Clinging to white rule on a black continent has always been an exercise in futility, an attempt to defy the laws of political gravity. Godwin was conscripted into the armed forces defending white supremacy and soon found out that there was nowhere to hide for someone who held no brief for the white herrenvolk yet who still fought Ian Smith's battles. When he stood up for the blacks, he was branded a kaffir-lover by his fellow whites. But he also felt rejected by blacks, not all of whom welcomed a visitor from beyond the racial divide. "There really wasn't much room in the middle of Africa--all sides ended up despising you," he recalls. During the pursuit of a group of black freedom fighters, he caught a glimpse of a strange reflection in a windowpane. "It was a terrifying face, coursed through with anger and despair. It was a face of someone who would kill an unarmed civilian for withholding information. It was my face."
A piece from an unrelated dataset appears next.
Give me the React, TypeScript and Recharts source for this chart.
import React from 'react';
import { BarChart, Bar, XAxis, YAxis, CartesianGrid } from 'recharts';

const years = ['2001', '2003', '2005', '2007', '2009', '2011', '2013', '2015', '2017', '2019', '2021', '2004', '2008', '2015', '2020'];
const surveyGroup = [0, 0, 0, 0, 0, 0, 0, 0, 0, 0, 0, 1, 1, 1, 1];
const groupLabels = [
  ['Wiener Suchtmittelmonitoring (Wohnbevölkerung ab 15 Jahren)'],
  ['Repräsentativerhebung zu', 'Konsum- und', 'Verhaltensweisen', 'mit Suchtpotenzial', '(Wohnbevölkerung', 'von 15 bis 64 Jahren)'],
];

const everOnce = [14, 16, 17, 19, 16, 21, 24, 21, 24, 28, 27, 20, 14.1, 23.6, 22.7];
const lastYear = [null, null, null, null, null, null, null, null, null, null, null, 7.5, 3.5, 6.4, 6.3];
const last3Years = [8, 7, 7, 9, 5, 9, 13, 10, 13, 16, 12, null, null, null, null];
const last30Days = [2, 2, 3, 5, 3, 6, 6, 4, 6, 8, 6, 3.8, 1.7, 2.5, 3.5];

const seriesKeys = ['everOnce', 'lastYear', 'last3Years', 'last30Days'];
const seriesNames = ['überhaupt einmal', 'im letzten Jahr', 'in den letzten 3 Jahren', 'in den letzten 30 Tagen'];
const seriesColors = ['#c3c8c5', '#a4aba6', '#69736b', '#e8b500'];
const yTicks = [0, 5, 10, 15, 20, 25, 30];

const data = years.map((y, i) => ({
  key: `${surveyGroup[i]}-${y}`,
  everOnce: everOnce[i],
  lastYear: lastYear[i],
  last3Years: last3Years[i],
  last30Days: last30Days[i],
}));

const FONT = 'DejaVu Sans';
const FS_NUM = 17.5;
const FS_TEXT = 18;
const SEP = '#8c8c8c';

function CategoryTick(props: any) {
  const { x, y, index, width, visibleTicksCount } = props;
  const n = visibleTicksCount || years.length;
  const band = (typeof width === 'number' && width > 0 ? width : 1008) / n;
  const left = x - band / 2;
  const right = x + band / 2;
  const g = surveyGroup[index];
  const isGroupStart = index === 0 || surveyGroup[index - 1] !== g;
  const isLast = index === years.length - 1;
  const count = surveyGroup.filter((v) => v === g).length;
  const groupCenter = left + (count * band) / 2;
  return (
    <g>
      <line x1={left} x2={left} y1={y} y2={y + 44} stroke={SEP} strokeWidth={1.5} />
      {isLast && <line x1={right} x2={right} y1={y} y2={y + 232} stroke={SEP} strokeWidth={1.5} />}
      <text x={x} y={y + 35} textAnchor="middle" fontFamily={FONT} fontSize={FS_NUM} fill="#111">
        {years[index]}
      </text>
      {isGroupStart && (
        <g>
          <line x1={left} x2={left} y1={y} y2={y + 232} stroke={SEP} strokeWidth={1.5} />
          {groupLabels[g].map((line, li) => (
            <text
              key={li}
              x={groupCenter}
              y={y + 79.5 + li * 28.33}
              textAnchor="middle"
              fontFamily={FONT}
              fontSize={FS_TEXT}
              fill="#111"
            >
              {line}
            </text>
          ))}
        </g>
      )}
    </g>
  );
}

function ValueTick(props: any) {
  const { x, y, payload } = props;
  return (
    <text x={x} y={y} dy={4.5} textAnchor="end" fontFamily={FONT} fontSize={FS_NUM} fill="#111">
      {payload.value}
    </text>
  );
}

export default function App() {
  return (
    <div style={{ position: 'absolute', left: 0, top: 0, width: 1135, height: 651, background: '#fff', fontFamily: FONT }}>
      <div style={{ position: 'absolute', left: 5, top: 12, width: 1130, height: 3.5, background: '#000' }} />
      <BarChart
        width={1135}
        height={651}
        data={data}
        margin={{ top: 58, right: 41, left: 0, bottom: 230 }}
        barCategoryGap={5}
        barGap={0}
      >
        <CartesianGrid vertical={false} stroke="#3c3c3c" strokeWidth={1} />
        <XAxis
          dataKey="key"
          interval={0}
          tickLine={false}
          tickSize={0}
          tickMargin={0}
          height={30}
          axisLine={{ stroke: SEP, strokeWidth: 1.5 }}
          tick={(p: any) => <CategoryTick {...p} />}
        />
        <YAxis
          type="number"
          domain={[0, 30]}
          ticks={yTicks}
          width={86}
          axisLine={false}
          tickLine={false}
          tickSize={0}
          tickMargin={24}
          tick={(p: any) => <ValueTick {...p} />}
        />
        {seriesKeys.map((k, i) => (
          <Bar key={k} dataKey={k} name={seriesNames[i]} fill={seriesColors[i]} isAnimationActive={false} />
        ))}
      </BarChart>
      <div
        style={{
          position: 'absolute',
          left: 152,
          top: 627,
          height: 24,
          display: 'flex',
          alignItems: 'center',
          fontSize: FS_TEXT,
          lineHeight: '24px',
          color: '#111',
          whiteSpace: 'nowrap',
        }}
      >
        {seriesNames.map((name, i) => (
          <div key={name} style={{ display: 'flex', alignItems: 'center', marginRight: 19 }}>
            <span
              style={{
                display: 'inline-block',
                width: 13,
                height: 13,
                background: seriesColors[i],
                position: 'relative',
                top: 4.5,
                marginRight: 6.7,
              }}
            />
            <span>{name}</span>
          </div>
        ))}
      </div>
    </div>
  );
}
Finally Godwin got to leave the country. "I took off my uniform with relief, and resolved never to come back." But he did return after attending university in Britain, and by then Rhodesia had become Zimbabwe under the presidency of former guerrilla leader Robert Mugabe. Many whites expected to be driven into the sea, but Mugabe preached reconciliation and they got off lightly--at least initially. Apart from the Congo, Africa didn't turn the tables on its former colonial masters. Instead it was other minorities who were pushed out or persecuted: Arabs on Zanzibar, Indians in Uganda, blacks everywhere. Zimbabwe was no exception. Mugabe used the draconian emergency powers he had inherited from Ian Smith against recalcitrant Matabeleland. Now a journalist, Godwin sneaked into the area that had been cordoned off by the army and found signs of gruesome massacres. The new regime had turned out to be the mirror image of the old one. "The revolution might have come, but they didn't want to change everything at all," observes Godwin, albeit on the subject of school uniforms. "They just wanted a part of it."

The question raised, but only indirectly answered by Godwin's powerful memoir, is whether South Africa can be the home to whites that the rest of the continent never was. Numbering 5 million, white South Africans have reached critical mass. And the Afrikaners, settlers since the 17th century, have sunk deep roots into the soil. Godwin had a brief infatuation with the Afrikaners, although this was inspired not by admiration for the "real white Africans" but by admiration for an Afrikaans-speaking girl. Hard-headed and respectful of authority, many Afrikaners have adapted to the new South Africa. In the battle of the isms, opportunism has often won over racism.

Afrikaners have a contemptuous name for English-speaking South Africans who carry the white man's burden: sout piel (salt penis). One foot in Africa and the other one in Britain leaves the middle part of the anatomy dangling in the ocean. They are the ones who have trouble coming to grips with change. When they criticize a public figure of a darker hue, they are startled by the response. The old government called them communists; the new one calls them racists.

Godwin recalls standing at his great-aunt's grave in South Africa where he wept at "the impermanence of my family in Africa. At our silly misguided attempts to fashion the continent to our alien ways." These days he lives in London.